* BEGIN *

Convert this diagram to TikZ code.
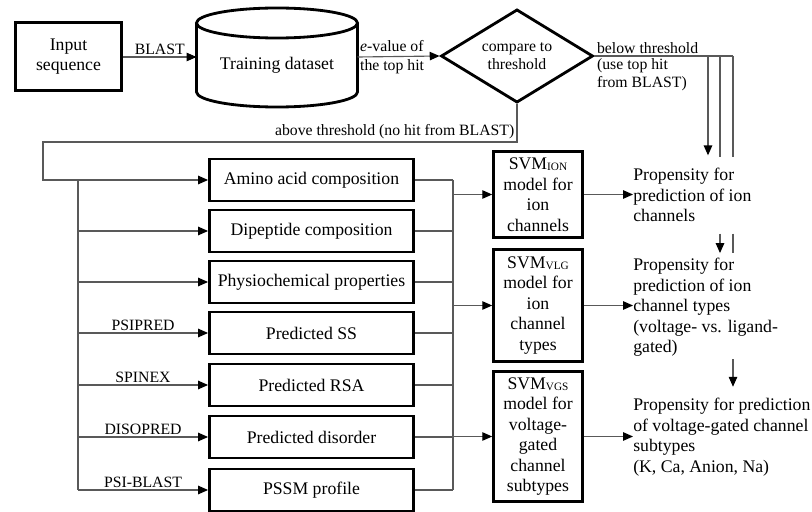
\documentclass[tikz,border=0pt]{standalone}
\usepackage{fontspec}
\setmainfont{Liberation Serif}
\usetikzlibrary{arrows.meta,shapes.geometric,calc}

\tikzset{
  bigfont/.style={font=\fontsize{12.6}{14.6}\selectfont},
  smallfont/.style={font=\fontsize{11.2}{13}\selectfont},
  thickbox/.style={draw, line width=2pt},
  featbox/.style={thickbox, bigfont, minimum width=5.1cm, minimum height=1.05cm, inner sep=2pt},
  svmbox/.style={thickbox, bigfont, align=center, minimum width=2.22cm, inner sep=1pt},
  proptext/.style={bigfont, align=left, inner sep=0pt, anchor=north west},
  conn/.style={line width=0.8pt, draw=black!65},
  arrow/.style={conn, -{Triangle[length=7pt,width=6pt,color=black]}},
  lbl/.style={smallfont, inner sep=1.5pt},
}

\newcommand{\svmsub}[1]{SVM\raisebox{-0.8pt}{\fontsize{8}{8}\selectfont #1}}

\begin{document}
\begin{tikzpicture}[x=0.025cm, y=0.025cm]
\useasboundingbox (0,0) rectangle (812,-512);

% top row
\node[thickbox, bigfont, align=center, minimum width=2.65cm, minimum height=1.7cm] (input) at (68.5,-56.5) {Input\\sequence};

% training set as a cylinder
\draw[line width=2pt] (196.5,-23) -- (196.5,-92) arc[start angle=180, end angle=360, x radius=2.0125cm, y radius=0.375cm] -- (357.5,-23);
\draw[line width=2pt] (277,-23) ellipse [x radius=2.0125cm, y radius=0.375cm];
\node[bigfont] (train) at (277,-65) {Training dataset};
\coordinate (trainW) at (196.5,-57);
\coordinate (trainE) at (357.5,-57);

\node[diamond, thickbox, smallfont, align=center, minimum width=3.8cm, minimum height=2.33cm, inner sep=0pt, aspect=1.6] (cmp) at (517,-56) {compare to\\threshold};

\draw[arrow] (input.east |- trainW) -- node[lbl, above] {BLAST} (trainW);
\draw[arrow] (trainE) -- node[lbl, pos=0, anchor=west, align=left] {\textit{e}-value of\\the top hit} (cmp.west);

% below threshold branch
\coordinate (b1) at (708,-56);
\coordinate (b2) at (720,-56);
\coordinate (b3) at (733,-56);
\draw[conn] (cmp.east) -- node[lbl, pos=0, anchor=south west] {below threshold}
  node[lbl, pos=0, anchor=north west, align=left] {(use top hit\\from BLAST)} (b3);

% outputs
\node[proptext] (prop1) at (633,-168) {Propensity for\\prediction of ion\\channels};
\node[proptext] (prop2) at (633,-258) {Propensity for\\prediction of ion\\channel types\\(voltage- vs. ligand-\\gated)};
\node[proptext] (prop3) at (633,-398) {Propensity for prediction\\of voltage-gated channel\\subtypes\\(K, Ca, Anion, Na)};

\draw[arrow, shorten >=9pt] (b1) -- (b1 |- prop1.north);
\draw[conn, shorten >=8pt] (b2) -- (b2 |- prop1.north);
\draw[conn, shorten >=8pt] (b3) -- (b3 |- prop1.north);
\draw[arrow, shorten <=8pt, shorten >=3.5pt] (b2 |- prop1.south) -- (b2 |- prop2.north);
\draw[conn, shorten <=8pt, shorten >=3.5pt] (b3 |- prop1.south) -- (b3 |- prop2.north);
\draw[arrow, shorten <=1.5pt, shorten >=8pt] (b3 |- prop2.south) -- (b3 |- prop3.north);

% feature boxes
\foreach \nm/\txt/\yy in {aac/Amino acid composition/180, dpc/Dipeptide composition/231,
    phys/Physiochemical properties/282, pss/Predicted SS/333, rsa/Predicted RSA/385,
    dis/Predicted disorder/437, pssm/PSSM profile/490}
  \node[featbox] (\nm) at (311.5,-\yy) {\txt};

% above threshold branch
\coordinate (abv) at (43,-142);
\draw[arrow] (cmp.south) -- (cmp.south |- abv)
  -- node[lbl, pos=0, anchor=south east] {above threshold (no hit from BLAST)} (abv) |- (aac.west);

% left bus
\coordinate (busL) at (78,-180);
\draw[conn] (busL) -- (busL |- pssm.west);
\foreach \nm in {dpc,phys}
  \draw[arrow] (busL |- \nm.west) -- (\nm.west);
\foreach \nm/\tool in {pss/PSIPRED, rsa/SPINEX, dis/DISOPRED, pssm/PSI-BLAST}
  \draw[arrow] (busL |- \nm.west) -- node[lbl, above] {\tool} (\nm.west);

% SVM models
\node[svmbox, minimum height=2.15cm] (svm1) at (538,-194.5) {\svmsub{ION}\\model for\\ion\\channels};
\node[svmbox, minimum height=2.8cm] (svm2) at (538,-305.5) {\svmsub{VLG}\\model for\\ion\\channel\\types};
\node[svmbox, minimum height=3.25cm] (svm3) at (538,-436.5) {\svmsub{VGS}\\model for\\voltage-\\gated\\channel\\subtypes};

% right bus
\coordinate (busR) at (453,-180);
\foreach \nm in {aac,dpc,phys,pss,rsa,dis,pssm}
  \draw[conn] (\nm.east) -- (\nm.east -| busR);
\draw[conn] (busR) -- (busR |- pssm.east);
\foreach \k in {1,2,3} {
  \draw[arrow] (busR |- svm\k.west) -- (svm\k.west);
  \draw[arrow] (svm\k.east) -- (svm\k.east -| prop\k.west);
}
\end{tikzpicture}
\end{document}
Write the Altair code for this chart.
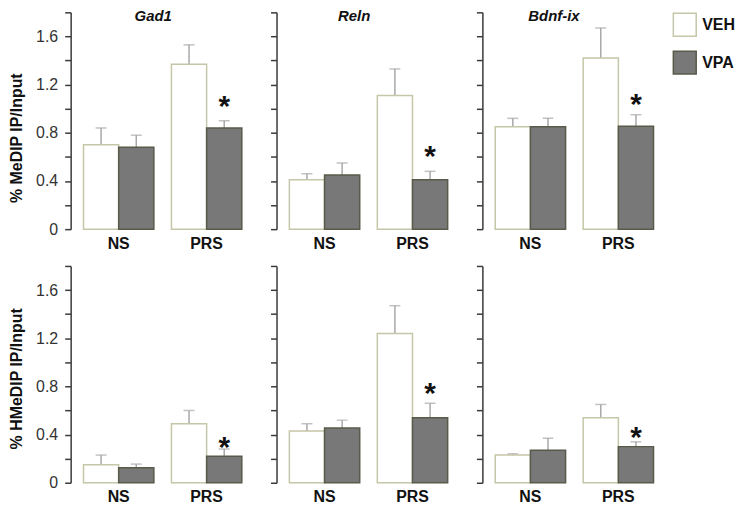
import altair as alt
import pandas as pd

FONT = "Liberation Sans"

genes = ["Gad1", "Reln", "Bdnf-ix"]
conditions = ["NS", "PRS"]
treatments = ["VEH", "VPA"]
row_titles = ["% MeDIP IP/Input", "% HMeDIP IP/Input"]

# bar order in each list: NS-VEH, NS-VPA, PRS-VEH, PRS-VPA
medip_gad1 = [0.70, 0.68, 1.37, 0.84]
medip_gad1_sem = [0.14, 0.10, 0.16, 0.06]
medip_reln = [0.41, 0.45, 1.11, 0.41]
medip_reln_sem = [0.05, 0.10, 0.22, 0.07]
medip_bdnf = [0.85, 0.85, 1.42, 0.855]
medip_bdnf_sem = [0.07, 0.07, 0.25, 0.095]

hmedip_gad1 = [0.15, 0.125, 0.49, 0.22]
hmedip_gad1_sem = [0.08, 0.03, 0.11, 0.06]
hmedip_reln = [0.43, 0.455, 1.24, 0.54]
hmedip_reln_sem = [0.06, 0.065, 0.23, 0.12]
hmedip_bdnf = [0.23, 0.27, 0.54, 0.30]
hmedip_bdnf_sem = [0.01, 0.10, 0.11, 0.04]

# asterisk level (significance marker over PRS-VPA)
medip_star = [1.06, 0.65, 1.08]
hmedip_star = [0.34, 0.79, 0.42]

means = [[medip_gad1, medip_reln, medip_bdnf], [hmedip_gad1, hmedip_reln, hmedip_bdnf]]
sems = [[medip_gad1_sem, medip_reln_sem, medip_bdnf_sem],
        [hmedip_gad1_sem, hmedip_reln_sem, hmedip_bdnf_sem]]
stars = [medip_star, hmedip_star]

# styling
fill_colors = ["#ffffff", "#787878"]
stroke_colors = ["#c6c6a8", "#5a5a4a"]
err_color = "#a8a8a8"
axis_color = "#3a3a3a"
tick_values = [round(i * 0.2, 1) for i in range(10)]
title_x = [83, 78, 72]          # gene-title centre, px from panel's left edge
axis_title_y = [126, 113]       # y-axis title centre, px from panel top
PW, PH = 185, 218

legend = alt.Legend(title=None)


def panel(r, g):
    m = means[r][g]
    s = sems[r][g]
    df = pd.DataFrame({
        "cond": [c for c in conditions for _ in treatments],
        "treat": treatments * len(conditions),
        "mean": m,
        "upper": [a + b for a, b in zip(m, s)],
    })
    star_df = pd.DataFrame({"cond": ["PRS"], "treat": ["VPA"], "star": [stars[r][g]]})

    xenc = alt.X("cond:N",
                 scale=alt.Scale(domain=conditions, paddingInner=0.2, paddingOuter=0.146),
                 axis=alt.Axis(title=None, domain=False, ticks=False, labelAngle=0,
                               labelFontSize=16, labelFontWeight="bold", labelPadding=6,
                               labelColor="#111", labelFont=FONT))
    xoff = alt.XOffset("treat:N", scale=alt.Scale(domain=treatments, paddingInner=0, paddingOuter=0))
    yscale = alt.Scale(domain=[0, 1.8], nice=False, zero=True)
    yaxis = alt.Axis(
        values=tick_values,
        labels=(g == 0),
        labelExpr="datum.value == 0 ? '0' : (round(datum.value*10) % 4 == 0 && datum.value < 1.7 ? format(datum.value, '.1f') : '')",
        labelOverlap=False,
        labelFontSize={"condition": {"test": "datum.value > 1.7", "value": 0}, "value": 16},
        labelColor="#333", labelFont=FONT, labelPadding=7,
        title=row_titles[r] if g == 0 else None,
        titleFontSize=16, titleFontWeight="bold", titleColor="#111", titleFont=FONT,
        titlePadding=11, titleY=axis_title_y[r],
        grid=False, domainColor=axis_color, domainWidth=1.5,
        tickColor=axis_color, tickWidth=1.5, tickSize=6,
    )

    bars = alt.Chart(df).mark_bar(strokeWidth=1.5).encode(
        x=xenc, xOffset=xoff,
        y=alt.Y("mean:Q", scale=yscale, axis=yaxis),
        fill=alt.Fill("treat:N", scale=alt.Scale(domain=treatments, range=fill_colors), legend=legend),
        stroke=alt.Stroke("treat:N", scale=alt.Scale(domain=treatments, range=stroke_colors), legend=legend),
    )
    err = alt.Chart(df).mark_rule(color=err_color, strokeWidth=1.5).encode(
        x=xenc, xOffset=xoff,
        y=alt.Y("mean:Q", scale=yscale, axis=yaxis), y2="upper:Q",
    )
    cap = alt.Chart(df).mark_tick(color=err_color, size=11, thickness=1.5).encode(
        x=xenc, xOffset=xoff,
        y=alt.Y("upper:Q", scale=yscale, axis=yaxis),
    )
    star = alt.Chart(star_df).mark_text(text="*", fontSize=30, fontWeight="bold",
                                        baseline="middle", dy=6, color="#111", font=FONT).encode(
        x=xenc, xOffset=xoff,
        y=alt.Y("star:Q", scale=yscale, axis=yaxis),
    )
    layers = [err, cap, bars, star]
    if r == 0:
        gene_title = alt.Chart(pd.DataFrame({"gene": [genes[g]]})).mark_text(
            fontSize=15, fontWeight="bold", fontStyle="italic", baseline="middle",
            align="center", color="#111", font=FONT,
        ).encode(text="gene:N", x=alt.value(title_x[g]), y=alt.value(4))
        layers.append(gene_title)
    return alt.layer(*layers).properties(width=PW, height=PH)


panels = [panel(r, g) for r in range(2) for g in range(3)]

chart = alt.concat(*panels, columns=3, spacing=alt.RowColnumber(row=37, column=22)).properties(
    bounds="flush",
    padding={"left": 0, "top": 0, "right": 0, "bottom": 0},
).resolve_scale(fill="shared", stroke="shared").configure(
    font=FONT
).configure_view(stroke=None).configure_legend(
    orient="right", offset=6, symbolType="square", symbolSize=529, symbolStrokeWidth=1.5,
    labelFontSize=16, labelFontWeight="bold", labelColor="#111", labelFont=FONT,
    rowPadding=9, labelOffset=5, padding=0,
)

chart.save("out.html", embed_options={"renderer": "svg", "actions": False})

* END *

*TASK STATEMENT:* List every line above containing the word "this".

*ANSWER TO THE PROBLEM:*
Convert this diagram to TikZ code.
Write the Altair code for this chart.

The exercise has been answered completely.